We really just like to write stories. The first album was more personal and was about me writing about my emotions at the time. In 2003 we decided to change the theme and ‘darkness’ seemed to be our chosen theme. The next 3 releases evolved into the Darkness Trilogy that was about a story of good vs. evil where good triumphed over evil in the end. With our new album The Demon King the title and basic idea were born from Mephisto, our keyboard player who thought we should tell the story of Ravan – a demon from Hindu mythology. A friend of his was writing a book with a similar theme. We thought of adapting our story from the book but finally, I decided that I wanted to write my own story. So we retained the title The Demon King and I built the story from there. The ending however – will leave for people to hear the album, read the lyrics and find out what happens at the end.
We are very excited to have your band perform in Dubai for the first time.

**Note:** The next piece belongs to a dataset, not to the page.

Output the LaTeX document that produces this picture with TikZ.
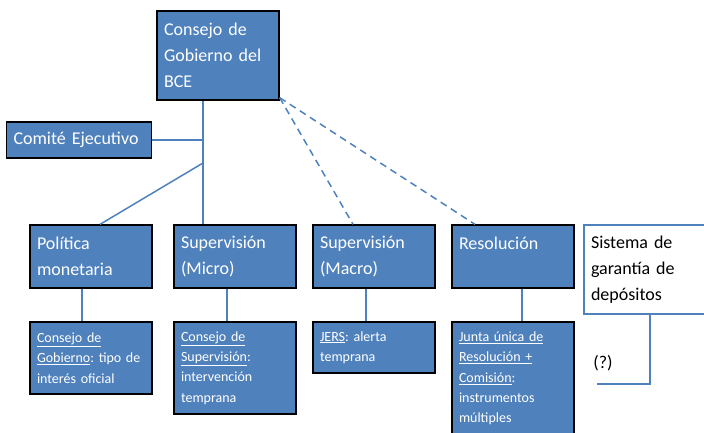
\documentclass[tikz,border=0pt]{standalone}
\usepackage{fontspec}
\setmainfont{Carlito}
\definecolor{azul}{HTML}{4F81BD}
\frenchspacing

\begin{document}
\begin{tikzpicture}[
    x=1pt, y=-1pt,
    organo/.style={
      rectangle,
      draw=black,
      fill=azul,
      line width=1.3pt,
      text=white,
      inner xsep=7pt,
      inner ysep=0pt,
      text width=108pt,
      minimum height=63pt,
      align=left,
      font=\fontsize{18}{26.3}\selectfont
    },
    nota/.style={
      organo,
      minimum height=0pt,
      inner ysep=5pt,
      font=\fontsize{14}{20.3}\selectfont
    },
    externo/.style={
      organo,
      draw=azul,
      fill=white,
      text=black
    },
    enlace/.style={
      draw=azul,
      line width=1.5pt
    },
    enlacedash/.style={
      enlace,
      dash pattern=on 7pt off 5pt
    }
  ]

    \useasboundingbox (0,0) rectangle (704,432);
    \clip (0,0) rectangle (704,432);

    % Top level
    \node[organo, minimum height=89pt] (bce) at (218,55.5) {Consejo de\\Gobierno del\\BCE};
    \node[organo, text width=131pt, minimum height=36pt] (comite) at (79,140) {Comité Ejecutivo};

    % Functions
    \node[organo] (politica) at (91,256.5) {Política\\monetaria};
    \node[organo] (micro) at (235,256.5) {Supervisión\\(Micro)};
    \node[organo] (macro) at (374,256.5) {Supervisión\\(Macro)};
    \node[organo] (resol) at (513,256.5) {Resolución\\\mbox{}};
    \node[externo, text width=110pt, minimum height=89pt] (sgd) at (646,269.5) {Sistema de\\garantía de\\depósitos};

    % Bodies and instruments
    \node[nota, minimum height=72pt] (subpol) at (91,358)
      {\underline{Consejo de}\\\underline{Gobierno}: tipo de\\interés oficial};
    \node[nota, minimum height=92pt] (submicro) at (235,368)
      {\underline{Consejo de}\\\underline{Supervisión}:\\intervención\\temprana};
    \node[nota, minimum height=51pt] (submacro) at (374,347.5)
      {\underline{JERS}: alerta\\temprana};
    \node[nota, minimum height=113pt] (subresol) at (513,378.5)
      {\underline{Junta única de}\\\underline{Resolución +}\\\underline{Comisión}:\\instrumentos\\múltiples};
    \node[font=\fontsize{18}{26.3}\selectfont, inner sep=0pt] (interrog) at (603,363) {(?)};

    % Connectors
    \coordinate (tronco) at (203,100);
    \coordinate (rama) at (203,163);
    \coordinate (fin) at (597,384);
    \draw[enlace] (bce.south -| tronco) -- (micro.north -| tronco);
    \draw[enlace] (comite.east) -- (comite.east -| tronco);
    \draw[enlace] (rama) -- ([xshift=9pt]politica.north);
    \draw[enlacedash] ([yshift=3pt]bce.south east) -- ([xshift=-21pt]macro.north);
    \draw[enlacedash] ([yshift=3pt]bce.south east) -- ([xshift=-38pt]resol.north);
    \draw[enlace] ([xshift=-9pt]politica.south) -- ([xshift=-9pt]subpol.north);
    \draw[enlace] ([xshift=-8pt]micro.south) -- ([xshift=-8pt]submicro.north);
    \draw[enlace] ([xshift=-8pt]macro.south) -- ([xshift=-8pt]submacro.north);
    \draw[enlace] ([xshift=9pt]resol.south) -- ([xshift=9pt]subresol.north);
    \draw[enlace] ([xshift=4pt]sgd.south) |- (fin);

  \end{tikzpicture}
\end{document}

Can you give us a preview of what you have in store for your fans at the gig?
Actually this is our 2nd visit to Dubai. We played last year with Nervecell at the Dubai Rock Festival and we had a blast and the response was fantastic. However our new album, The Demon King had not released then so for us this is great because now fans can come and hear some new material as well as the old favorites.
Why do you call yourself the Demonstealer?
I was a young 16-year-old kid into metal and heavily into black metal where most musicians had a stage name. I decided I needed one too and since I was not well versed in mythology or Lord Of The Rings, I could only come up with Demonstealer, which was less cheesy than Demonslayer.